The Rich Man is received in the realm of death when he dies which we might equate to what we commonly call hell). There he is engulfed in flame and agony, and he calls out to Father Abraham that Lazarus might bear onto him a drop of water. Here he is, never paid a drop of attention to Lazarus in earthly life, but wants Lazarus to minister to him, with water to cool his tongue, in hell …

How ironic is it, that the Rich Man asks for a drop of water to cool his tongue, yet how many of us have lifted a finger to respond to the severe lack of drinking water in the First Nations communities that surround us?

Water is a basic right, isn’t it?


But do we understand it as such for Indigenous communities too??


The Rich Man goes on to demonstrate his sense of entitlement, insisting that his brothers should have special treatment – again through Lazarus’ ministry – that Lazarus should go back to earth and tell his brothers they will get what-for if they don’t smarten up! Father Abraham responds: they have their teachings from prophets and scriptures to guide them.


The Rich Man comes back with “they will get the message for sure if someone returns from the dead to give it to them”.


Well. We have gotten a message. From someone who returned from the dead. But have we heard it?

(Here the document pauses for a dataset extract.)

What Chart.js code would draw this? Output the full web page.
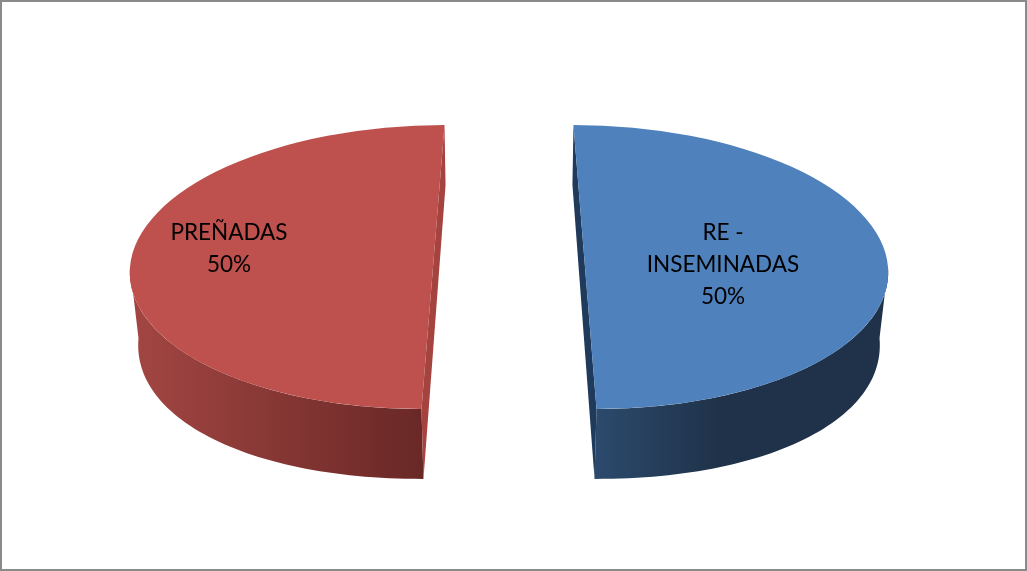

Have we heard the message for sure because Jesus has returned from the dead? Or are we, despite resurrection knowledge, also deaf? We are certainly not blind, for we respond to Ukraine’s crisis with great compassion. And we are completely free to respond to our local Lazarus, liberated by the gift of faith given us through God’s own grace.[6]


The joyousness we experience from receiving these gifts of faith and grace has expression in our witness of faith – in reaching out to Lazarus in generous ways, ways that would provide more than crumbs, ways that would heal sores and express our freedom not in demands of selfishness and entitlement, but rather express our freedom in acts of real love representative of the Kingdom of God.

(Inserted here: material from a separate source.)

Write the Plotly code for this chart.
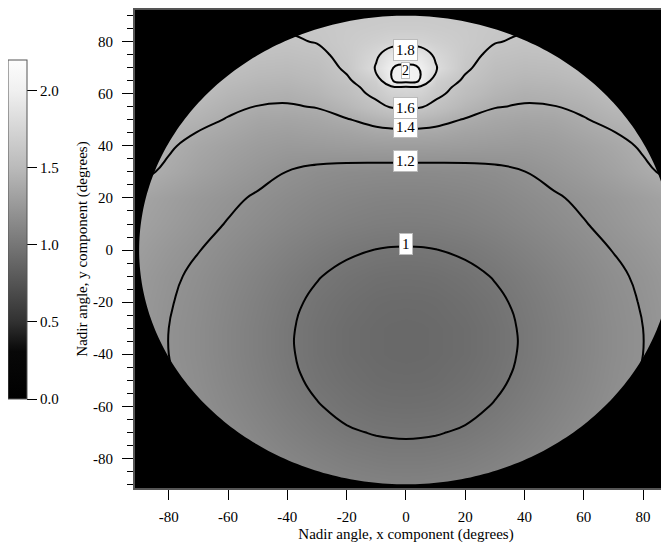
import numpy as np
import plotly.graph_objects as go

# ---------------- data ----------------
# grid nodes (degrees)
x_deg = [-90, -80, -70, -60, -50, -40, -30, -20, -10, -5, 0, 5, 10, 20, 30, 40, 50, 60, 70, 80, 90]
y_deg = [-90, -80, -70, -60, -50, -40, -30, -20, -10, 0, 10, 20, 30, 40, 45, 50, 55, 60, 62.5, 65, 70, 75, 80, 85, 90]

# field values, one row per y node (bottom to top)
row_m90 = [1.33, 1.29, 1.255, 1.22, 1.18, 1.15, 1.12, 1.10, 1.09, 1.086, 1.085, 1.086, 1.09, 1.10, 1.12, 1.15, 1.18, 1.22, 1.255, 1.29, 1.33]
row_m80 = [1.30, 1.26, 1.225, 1.185, 1.145, 1.11, 1.08, 1.055, 1.04, 1.035, 1.035, 1.035, 1.04, 1.055, 1.08, 1.11, 1.145, 1.185, 1.225, 1.26, 1.30]
row_m70 = [1.28, 1.235, 1.20, 1.158, 1.115, 1.075, 1.04, 1.01, 0.994, 0.99, 0.988, 0.99, 0.994, 1.01, 1.04, 1.075, 1.115, 1.158, 1.20, 1.235, 1.28]
row_m60 = [1.265, 1.218, 1.18, 1.135, 1.09, 1.046, 1.006, 0.974, 0.954, 0.95, 0.948, 0.95, 0.954, 0.974, 1.006, 1.046, 1.09, 1.135, 1.18, 1.218, 1.265]
row_m50 = [1.255, 1.207, 1.168, 1.119, 1.071, 1.024, 0.98, 0.948, 0.926, 0.921, 0.92, 0.921, 0.926, 0.948, 0.98, 1.024, 1.071, 1.119, 1.168, 1.207, 1.255]
row_m40 = [1.25, 1.20, 1.161, 1.111, 1.061, 1.012, 0.967, 0.932, 0.912, 0.906, 0.903, 0.906, 0.912, 0.932, 0.967, 1.012, 1.061, 1.111, 1.161, 1.20, 1.25]
row_m30 = [1.25, 1.20, 1.161, 1.111, 1.061, 1.012, 0.967, 0.932, 0.912, 0.906, 0.903, 0.906, 0.912, 0.932, 0.967, 1.012, 1.061, 1.111, 1.161, 1.20, 1.25]
row_m20 = [1.255, 1.207, 1.168, 1.119, 1.071, 1.024, 0.98, 0.948, 0.926, 0.921, 0.92, 0.921, 0.926, 0.948, 0.98, 1.024, 1.071, 1.119, 1.168, 1.207, 1.255]
row_m10 = [1.265, 1.218, 1.18, 1.135, 1.09, 1.046, 1.006, 0.974, 0.954, 0.95, 0.948, 0.95, 0.954, 0.974, 1.006, 1.046, 1.09, 1.135, 1.18, 1.218, 1.265]
row_0 = [1.29, 1.243, 1.203, 1.161, 1.121, 1.082, 1.047, 1.016, 0.998, 0.993, 0.992, 0.993, 0.998, 1.016, 1.047, 1.082, 1.121, 1.161, 1.203, 1.243, 1.29]
row_10 = [1.32, 1.277, 1.234, 1.194, 1.157, 1.123, 1.093, 1.07, 1.055, 1.052, 1.05, 1.052, 1.055, 1.07, 1.093, 1.123, 1.157, 1.194, 1.234, 1.277, 1.32]
row_20 = [1.341, 1.299, 1.258, 1.222, 1.187, 1.156, 1.129, 1.109, 1.096, 1.093, 1.092, 1.093, 1.096, 1.109, 1.129, 1.156, 1.187, 1.222, 1.258, 1.299, 1.341]
row_30 = [1.43, 1.375, 1.32, 1.275, 1.235, 1.198, 1.172, 1.158, 1.152, 1.15, 1.15, 1.15, 1.152, 1.158, 1.172, 1.198, 1.235, 1.275, 1.32, 1.375, 1.43]
row_40 = [1.47, 1.415, 1.36, 1.32, 1.285, 1.265, 1.27, 1.28, 1.287, 1.29, 1.29, 1.29, 1.287, 1.28, 1.27, 1.265, 1.285, 1.32, 1.36, 1.415, 1.47]
row_45 = [1.49, 1.44, 1.395, 1.355, 1.315, 1.30, 1.315, 1.33, 1.36, 1.365, 1.365, 1.365, 1.36, 1.33, 1.315, 1.30, 1.315, 1.355, 1.395, 1.44, 1.49]
row_50 = [1.51, 1.47, 1.44, 1.39, 1.35, 1.34, 1.355, 1.39, 1.445, 1.468, 1.47, 1.468, 1.445, 1.39, 1.355, 1.34, 1.35, 1.39, 1.44, 1.47, 1.51]
row_55 = [1.53, 1.50, 1.48, 1.43, 1.395, 1.39, 1.405, 1.47, 1.56, 1.61, 1.615, 1.61, 1.56, 1.47, 1.405, 1.39, 1.395, 1.43, 1.48, 1.50, 1.53]
row_60 = [1.56, 1.54, 1.52, 1.47, 1.44, 1.425, 1.46, 1.53, 1.635, 1.71, 1.72, 1.71, 1.635, 1.53, 1.46, 1.425, 1.44, 1.47, 1.52, 1.54, 1.56]
row_62 = [1.575, 1.555, 1.535, 1.49, 1.46, 1.45, 1.48, 1.55, 1.66, 1.76, 1.78, 1.76, 1.66, 1.55, 1.48, 1.45, 1.46, 1.49, 1.535, 1.555, 1.575]
row_65 = [1.59, 1.57, 1.55, 1.51, 1.48, 1.47, 1.50, 1.58, 1.69, 1.99, 2.06, 1.99, 1.69, 1.58, 1.50, 1.47, 1.48, 1.51, 1.55, 1.57, 1.59]
row_70 = [1.62, 1.60, 1.58, 1.55, 1.52, 1.51, 1.535, 1.62, 1.82, 1.995, 2.03, 1.995, 1.82, 1.62, 1.535, 1.51, 1.52, 1.55, 1.58, 1.60, 1.62]
row_75 = [1.65, 1.63, 1.61, 1.59, 1.56, 1.55, 1.57, 1.64, 1.77, 1.90, 1.92, 1.90, 1.77, 1.64, 1.57, 1.55, 1.56, 1.59, 1.61, 1.63, 1.65]
row_80 = [1.68, 1.66, 1.64, 1.62, 1.60, 1.585, 1.605, 1.65, 1.70, 1.73, 1.74, 1.73, 1.70, 1.65, 1.605, 1.585, 1.60, 1.62, 1.64, 1.66, 1.68]
row_85 = [1.70, 1.68, 1.66, 1.64, 1.62, 1.61, 1.62, 1.645, 1.66, 1.67, 1.67, 1.67, 1.66, 1.645, 1.62, 1.61, 1.62, 1.64, 1.66, 1.68, 1.70]
row_90 = [1.71, 1.69, 1.67, 1.65, 1.63, 1.62, 1.62, 1.63, 1.64, 1.64, 1.64, 1.64, 1.64, 1.63, 1.62, 1.62, 1.63, 1.65, 1.67, 1.69, 1.71]

z_rows = [row_m90, row_m80, row_m70, row_m60, row_m50, row_m40, row_m30, row_m20, row_m10,
          row_0, row_10, row_20, row_30, row_40, row_45, row_50, row_55, row_60, row_62,
          row_65, row_70, row_75, row_80, row_85, row_90]

disk_radius_deg = 90
contour_start, contour_end, contour_step = 1.0, 2.0, 0.2
label_texts = ["1", "1.2", "1.4", "1.6", "1.8", "2"]
label_y = [2.5, 34.3, 47.4, 54.6, 76.8, 68.8]
axis_tickvals = [-80, -60, -40, -20, 0, 20, 40, 60, 80]
axis_ticktext = ["-80", "-60", "-40", "-20", "0", "20", "40", "60", "80"]
cbar_ticks = [0.0, 0.5, 1.0, 1.5, 2.0]

FONT = "Liberation Serif"

gray_scale = [
    [0.0, "rgb(0,0,0)"],
    [0.14, "rgb(8,8,8)"],
    [0.23, "rgb(50,50,50)"],
    [0.4545, "rgb(118,118,118)"],
    [0.682, "rgb(186,186,186)"],
    [0.909, "rgb(240,240,240)"],
    [1.0, "rgb(253,253,253)"],
]

# the page places the figure 8 px from the window's top-left corner
PAGE_OFFSET = 8
L, T, B = 135 - PAGE_OFFSET, 10 - PAGE_OFFSET, 548 - (488 - PAGE_OFFSET)
PLOT_W = 669 - L
PLOT_H = 548 - T - B

fig = go.Figure()

fig.add_trace(go.Heatmap(
    x=x_deg, y=y_deg, z=z_rows, zsmooth="best", zmin=0, zmax=2.2,
    colorscale=gray_scale, hoverinfo="skip",
    colorbar=dict(
        x=(0 - L) / PLOT_W, xanchor="left", xref="paper",
        y=(PLOT_H - (229.5 - 10)) / PLOT_H, yanchor="middle",
        thickness=19, thicknessmode="pixels",
        len=339, lenmode="pixels",
        xpad=0, ypad=0,
        outlinewidth=1, outlinecolor="#555",
        ticks="outside", ticklen=10, tickwidth=1, tickcolor="black",
        tickvals=cbar_ticks, tickformat=".1f",
        tickfont=dict(family=FONT, size=15, color="black"),
    ),
))

fig.add_trace(go.Contour(
    x=x_deg, y=y_deg, z=z_rows,
    autocontour=False,
    contours=dict(start=contour_start, end=contour_end, size=contour_step,
                  coloring="none", showlabels=False),
    line=dict(color="black", width=2, smoothing=1.3),
    showscale=False, hoverinfo="skip",
))

# black outside the circular field of view
theta = np.linspace(0, 2 * np.pi, 361)
circle = " L ".join(f"{disk_radius_deg*np.cos(t):.3f},{disk_radius_deg*np.sin(t):.3f}" for t in theta)
mask_path = "M -130,-130 L 130,-130 L 130,130 L -130,130 Z M " + circle + " Z"
fig.add_shape(type="path", path=mask_path, xref="x", yref="y",
              fillcolor="black", fillrule="evenodd", line=dict(width=0), layer="above")

for txt, yy in zip(label_texts, label_y):
    fig.add_annotation(x=0, y=yy, xref="x", yref="y", text=txt, showarrow=False,
                       font=dict(family=FONT, size=15 if txt != "2" else 14, color="black"),
                       bgcolor="white", bordercolor="#bbb", borderwidth=1,
                       borderpad=2 if txt != "2" else 0)

axis_common = dict(showgrid=False, zeroline=False, showline=True, linecolor="#555", linewidth=2,
                   ticks="outside", tickcolor="black", tickwidth=1,
                   tickmode="array", tickvals=axis_tickvals, ticktext=axis_ticktext,
                   tickfont=dict(family=FONT, size=15, color="black"))

x_right = -91.4 + PLOT_W / 2.964
fig.update_xaxes(range=[-91.4, x_right], ticklen=10, mirror=True,
                 ticklabelstandoff=4,
                 title=dict(text="Nadir angle, x component (degrees)",
                            font=dict(family=FONT, size=15, color="black"), standoff=4),
                 **axis_common)
fig.update_yaxes(range=[-91.4, 92.2], ticklen=11,
                 ticklabelstandoff=6,
                 minor=dict(dtick=5, tick0=0, ticklen=6, ticks="outside", tickcolor="black", tickwidth=1),
                 title=dict(text="Nadir angle, y component (degrees)",
                            font=dict(family=FONT, size=15, color="black"), standoff=2),
                 **axis_common)

fig.update_layout(
    width=669, height=548,
    margin=dict(l=L, r=0, t=T, b=B, autoexpand=False),
    plot_bgcolor="black", paper_bgcolor="white",
    showlegend=False,
)

fig.write_html("out.html")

Such acts, done out of our joyful freedom as believers might serve to instrument the curiosity of those who do not yet believe. This is what it means to witness.


In the story Jesus tells, he has not yet died and come back to life, securing the redemption of humanity, granting freedom to all who receive the gift of faith. The Rich Man in that story at least had that excuse – but what excuse do we have?

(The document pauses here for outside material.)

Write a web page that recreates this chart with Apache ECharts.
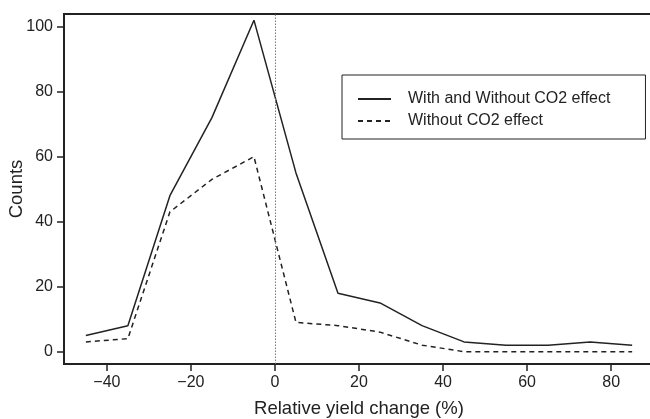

Hear what Spirit may be showing us in this mirror. Amen.

[1] June 19th 2022 lectionary (Galatians 3:23-29) and June 26th lectionary (Galatians 5:1, 13-25) [2] https://www.canada.ca/en/public-health/corporate/publications/chief-public-health-officer-reports-state-public-health-canada/from-risk-resilience-equity-approach-covid-19/indigenous-peoples-covid-19-report.html [3] Also, from the report: “[Many] First Nations communities cannot fully implement public health behaviours like frequent hand washing due to concerns about the availability of clean water, nor can they physically distance or self-isolate as houses are overcrowded and there are insufficient community buildings to house those who are infected (like a makeshift hospital) … the inequalities that First Nations people face every day are amplified in emergency” [4] Learning resources on “Every Child Matters” is available at this link https://www.canadashistory.ca/education/classroom-resources/every-child-matters-en/every-child-matters-educational-package [5] Many of the exegetical notes in today’s sermon are closely paraphrased from the commentary “Feasting on the Gospels”. [6] Martin Luther, in his work “On Christian Freedom”[6] (accessible at https://www.elca500.org/wp-content/uploads/2020/04/Freedom-of-a-Christian_final-proof_3.17.20201.pdf) identifies that: “The Christian individual is a completely free lord of all, subject to none. The Christian individual is a completely dutiful servant of all, subject to all.”

[1] Martin Luther, in his work “On Christian Freedom”[1] (accessible at https://www.elca500.org/wp-content/uploads/2020/04/Freedom-of-a-Christian_final-proof_3.17.20201.pdf) identifies that:

“The Christian individual is a completely free lord of all, subject to none.

The Christian individual is a completely dutiful servant of all, subject to all.”